Patricia Gómez had a touch of the Tony Blair's last week. In stating the V-word thrice over, the health minister was emphasising her message to all of us (and to soon include five-year-olds) who don't haunt the inner reaches of YouTube occupied by the Antivaxxerati.

No sooner had the European Medicines Agency given the thumbs-up to the Pfizer Junior Vax than Patricia was studying population data to determine how many Balearic under twelves will be eligible - some 83,000, it would appear. Given this number and the need to get the over-60s jabbed thrice over, the health minister suggested that the mass vax centres will need to be pressed into service once more. As the under-12s are notching up the highest incidence rates among all age groups, this sounded like a recipe for potential transmission disaster.

Flight bans and Covid certificates

Meanwhile, Europe was erecting the air barricades against something with the initially catchy title of Variant B.1.1.529, subsequently known as Omicron. In Spain, it wasn't wholly clear when the government intended to slap a ban on flights from South Africa and Botswana, but it did become clear that anyone arriving in Spain from the UK will only be able to do so if they have been vaxxed - and can prove it. Cue questions about children not eligible for vaccination.

By then, bars and restaurants in Mallorca (those with a 50-plus capacity) will almost certainly know that they will be facing the latest measure - one that won't require that they close but will insist on the Covid certificate being presented. The Balearic cabinet is set to approve this and then ask our learned friends at the high court to give their blessing. Away from the Balearics, as in the Basque Country, its high court said no to the certificate for bars.

No excuses

The tourism minister, Iago Negueruela, who on Mondays doubles as post-cabinet meeting government spokesperson, was to be heard banging his head against a brick wall in insisting that the great unvaxxed in the Balearics had no excuses. Correct though he may be, telling people they have no excuses may not be the best way of tackling the tardiness/refusal. Which is where the Covid certificate may come in of course.

The 2022 season

As to his day job, one of them, the minister would no doubt have been delighted to hear Ian Livesey of TUI forecasting that the 2022 tourism season will be close to normal. He would have been less delighted when Michael O'Leary popped up and offered some pre-festive period party-pooping. Bookings for next year had been almost 100% of pre-Covid numbers. Then came governments starting to reintroduce restrictions, and holidaymakers were putting off booking for next summer.

A ventilated Christmas

For the Christmas holidays, Iago handed over to Patricia, and the health minister said that family gatherings should be conducted with ventilation and mask-wearing. With any luck, festive season lunches should be possible outdoors (plenty of ventilation there), so long as it's stopped raining by then. Ventilation, ventilation, ventilation.

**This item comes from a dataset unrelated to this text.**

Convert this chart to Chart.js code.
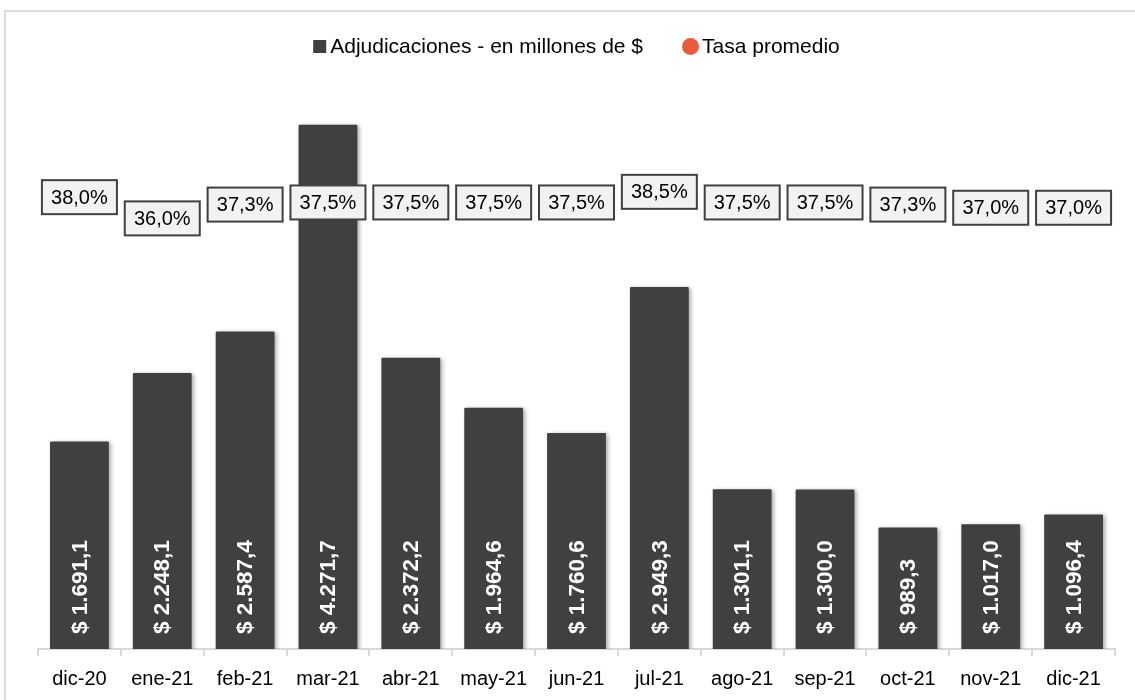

Covid funds, not the tourist tax

Back again to Iago, and the minister was defending the now notorious Los 40 Music Awards. Why had tourist tax cash been used to pay for Ed Sheeran and a host of Spanish/Latino pop acts? It was all about ensuring that "activity" extended into November, explained the minister, who added that the cash hadn't in any event been tourist tax revenue. It was from Covid funds, so he apologised for any confusion, albeit implying that Covid funds might actually include some tourist tax money.

Limiting ships

Finally, and with cruise ship limits under discussion, the Royal Navy's finest, Queen Elizabeth, suffered the indignity of having to wait because of cruise ships in port. Palma's mayor, José Hila, has been advocating four to five cruise ships a day, so long as they aren't all mega-cruise ships. What about four to five aircraft carriers a day instead? The Queen Elizabeth capacity is roughly a third of a typical cruise colossus.